▸ Dataset excerpt

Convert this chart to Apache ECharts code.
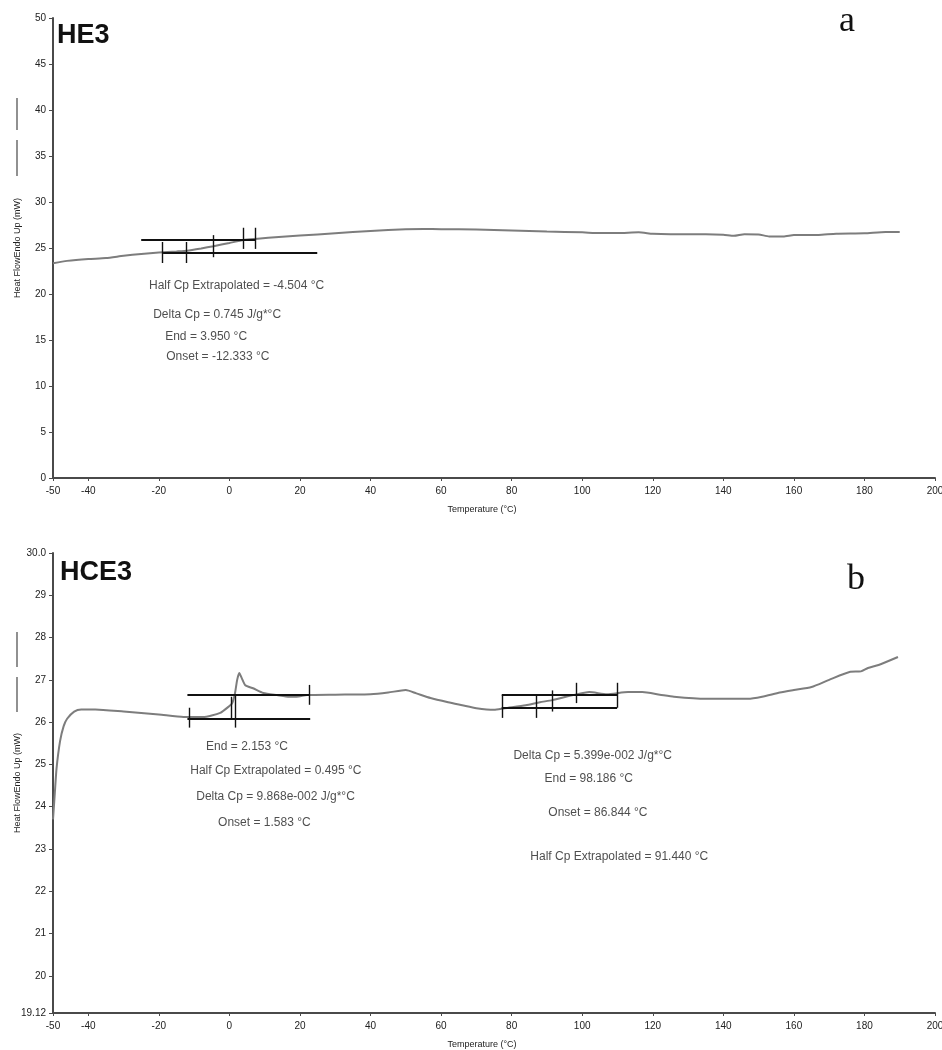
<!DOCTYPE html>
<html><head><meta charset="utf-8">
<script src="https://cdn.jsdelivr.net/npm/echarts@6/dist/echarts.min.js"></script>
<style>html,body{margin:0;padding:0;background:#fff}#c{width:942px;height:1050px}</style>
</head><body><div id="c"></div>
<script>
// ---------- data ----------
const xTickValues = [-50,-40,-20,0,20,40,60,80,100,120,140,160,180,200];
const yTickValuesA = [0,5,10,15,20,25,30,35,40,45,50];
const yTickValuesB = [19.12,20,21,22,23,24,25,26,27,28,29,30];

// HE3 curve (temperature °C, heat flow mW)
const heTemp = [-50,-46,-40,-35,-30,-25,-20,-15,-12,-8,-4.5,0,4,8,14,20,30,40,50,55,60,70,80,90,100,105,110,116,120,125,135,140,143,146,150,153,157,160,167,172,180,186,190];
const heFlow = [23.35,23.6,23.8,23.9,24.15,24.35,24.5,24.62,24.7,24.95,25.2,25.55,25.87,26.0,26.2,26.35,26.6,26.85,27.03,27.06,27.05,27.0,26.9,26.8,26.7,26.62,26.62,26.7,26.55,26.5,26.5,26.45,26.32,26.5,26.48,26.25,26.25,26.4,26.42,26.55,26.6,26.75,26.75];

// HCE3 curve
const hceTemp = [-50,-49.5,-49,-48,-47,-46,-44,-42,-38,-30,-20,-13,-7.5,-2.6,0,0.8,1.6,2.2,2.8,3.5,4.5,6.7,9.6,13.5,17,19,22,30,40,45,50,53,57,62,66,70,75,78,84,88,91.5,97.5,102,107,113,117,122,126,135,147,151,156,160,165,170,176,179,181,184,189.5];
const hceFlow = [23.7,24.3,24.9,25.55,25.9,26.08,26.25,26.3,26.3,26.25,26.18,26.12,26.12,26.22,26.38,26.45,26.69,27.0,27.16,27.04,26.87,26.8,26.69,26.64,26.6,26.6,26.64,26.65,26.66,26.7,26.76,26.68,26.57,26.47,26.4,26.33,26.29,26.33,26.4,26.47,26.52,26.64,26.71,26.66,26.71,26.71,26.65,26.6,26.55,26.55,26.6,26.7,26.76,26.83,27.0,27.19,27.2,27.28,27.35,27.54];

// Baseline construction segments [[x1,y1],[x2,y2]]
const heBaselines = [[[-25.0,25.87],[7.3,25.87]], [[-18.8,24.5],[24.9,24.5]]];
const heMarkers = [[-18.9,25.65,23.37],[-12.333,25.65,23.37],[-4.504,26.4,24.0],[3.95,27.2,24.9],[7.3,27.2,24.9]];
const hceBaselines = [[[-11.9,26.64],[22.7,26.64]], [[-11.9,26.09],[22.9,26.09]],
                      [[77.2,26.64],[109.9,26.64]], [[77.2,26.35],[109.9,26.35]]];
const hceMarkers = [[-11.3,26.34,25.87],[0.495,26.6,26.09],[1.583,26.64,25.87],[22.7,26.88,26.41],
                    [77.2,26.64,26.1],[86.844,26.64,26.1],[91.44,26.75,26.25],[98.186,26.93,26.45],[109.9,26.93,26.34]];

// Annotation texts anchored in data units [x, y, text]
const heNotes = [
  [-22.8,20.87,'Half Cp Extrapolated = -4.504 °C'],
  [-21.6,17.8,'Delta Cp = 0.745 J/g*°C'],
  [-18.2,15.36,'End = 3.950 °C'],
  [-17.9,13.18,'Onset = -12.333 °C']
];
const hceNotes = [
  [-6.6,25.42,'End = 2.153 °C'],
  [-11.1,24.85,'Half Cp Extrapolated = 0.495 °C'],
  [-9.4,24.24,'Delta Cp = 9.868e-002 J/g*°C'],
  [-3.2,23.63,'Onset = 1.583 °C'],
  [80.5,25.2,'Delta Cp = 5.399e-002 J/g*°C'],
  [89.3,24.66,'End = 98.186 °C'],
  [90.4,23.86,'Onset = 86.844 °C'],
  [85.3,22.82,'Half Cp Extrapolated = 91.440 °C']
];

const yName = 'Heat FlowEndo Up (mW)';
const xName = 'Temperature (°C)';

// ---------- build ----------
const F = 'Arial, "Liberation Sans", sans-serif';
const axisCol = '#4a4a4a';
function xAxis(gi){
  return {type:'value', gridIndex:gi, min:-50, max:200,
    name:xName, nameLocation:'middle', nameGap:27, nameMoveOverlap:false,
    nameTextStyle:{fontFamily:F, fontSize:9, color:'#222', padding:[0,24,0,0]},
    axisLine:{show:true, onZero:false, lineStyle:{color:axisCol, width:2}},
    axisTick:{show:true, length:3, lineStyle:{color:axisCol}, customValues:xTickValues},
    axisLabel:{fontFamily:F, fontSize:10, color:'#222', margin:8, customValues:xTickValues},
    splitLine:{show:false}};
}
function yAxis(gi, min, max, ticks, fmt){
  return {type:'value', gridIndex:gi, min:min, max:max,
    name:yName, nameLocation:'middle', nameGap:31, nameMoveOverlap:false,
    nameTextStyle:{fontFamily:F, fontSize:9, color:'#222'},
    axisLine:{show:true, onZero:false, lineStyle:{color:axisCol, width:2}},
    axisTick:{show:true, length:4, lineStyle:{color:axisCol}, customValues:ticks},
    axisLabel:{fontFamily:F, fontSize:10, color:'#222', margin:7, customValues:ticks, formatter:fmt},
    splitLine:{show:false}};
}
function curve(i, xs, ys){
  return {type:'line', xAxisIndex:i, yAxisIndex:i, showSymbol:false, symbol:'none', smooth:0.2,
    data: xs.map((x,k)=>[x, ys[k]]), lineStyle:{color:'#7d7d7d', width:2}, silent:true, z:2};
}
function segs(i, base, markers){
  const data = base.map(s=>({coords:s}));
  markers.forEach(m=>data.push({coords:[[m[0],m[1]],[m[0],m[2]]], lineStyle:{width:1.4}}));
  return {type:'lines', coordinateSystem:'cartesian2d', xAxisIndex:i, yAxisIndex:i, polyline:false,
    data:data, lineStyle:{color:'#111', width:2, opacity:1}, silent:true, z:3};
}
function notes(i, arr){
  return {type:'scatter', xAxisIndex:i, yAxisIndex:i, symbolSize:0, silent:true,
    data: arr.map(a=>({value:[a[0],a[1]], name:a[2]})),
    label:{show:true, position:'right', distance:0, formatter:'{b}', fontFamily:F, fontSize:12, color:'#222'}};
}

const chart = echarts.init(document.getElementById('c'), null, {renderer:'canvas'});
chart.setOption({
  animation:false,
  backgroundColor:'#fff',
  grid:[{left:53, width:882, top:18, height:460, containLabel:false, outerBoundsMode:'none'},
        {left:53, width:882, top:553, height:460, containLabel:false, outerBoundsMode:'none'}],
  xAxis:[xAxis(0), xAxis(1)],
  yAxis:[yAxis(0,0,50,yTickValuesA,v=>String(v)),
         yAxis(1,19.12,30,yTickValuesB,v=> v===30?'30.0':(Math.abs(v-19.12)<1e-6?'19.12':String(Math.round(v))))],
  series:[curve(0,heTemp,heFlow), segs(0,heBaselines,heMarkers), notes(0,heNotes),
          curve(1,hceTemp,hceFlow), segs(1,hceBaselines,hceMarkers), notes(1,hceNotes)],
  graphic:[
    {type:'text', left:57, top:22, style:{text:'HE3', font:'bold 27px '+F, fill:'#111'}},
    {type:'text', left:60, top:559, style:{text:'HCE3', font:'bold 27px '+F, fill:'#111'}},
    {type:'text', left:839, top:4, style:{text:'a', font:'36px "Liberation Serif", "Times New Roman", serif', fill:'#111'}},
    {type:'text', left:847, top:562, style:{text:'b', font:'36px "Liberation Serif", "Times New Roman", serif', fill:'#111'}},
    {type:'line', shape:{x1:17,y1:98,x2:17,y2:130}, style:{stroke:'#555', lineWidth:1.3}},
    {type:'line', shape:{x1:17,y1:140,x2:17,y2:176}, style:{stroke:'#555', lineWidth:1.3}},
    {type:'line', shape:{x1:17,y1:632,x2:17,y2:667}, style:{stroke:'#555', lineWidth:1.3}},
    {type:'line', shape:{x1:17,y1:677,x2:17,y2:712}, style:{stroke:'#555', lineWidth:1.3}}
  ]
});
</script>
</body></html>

▸ Objective
Copy exactly the lines running from the beginning of the listing through the line that has "const yTickValuesB = [19.12,20,21,22,23,24,25,26,27,28,29,30];". Drop the pictures.

▸ Solution below
Convert this chart to Apache ECharts code.
<!DOCTYPE html>
<html><head><meta charset="utf-8">
<script src="https://cdn.jsdelivr.net/npm/echarts@6/dist/echarts.min.js"></script>
<style>html,body{margin:0;padding:0;background:#fff}#c{width:942px;height:1050px}</style>
</head><body><div id="c"></div>
<script>
// ---------- data ----------
const xTickValues = [-50,-40,-20,0,20,40,60,80,100,120,140,160,180,200];
const yTickValuesA = [0,5,10,15,20,25,30,35,40,45,50];
const yTickValuesB = [19.12,20,21,22,23,24,25,26,27,28,29,30];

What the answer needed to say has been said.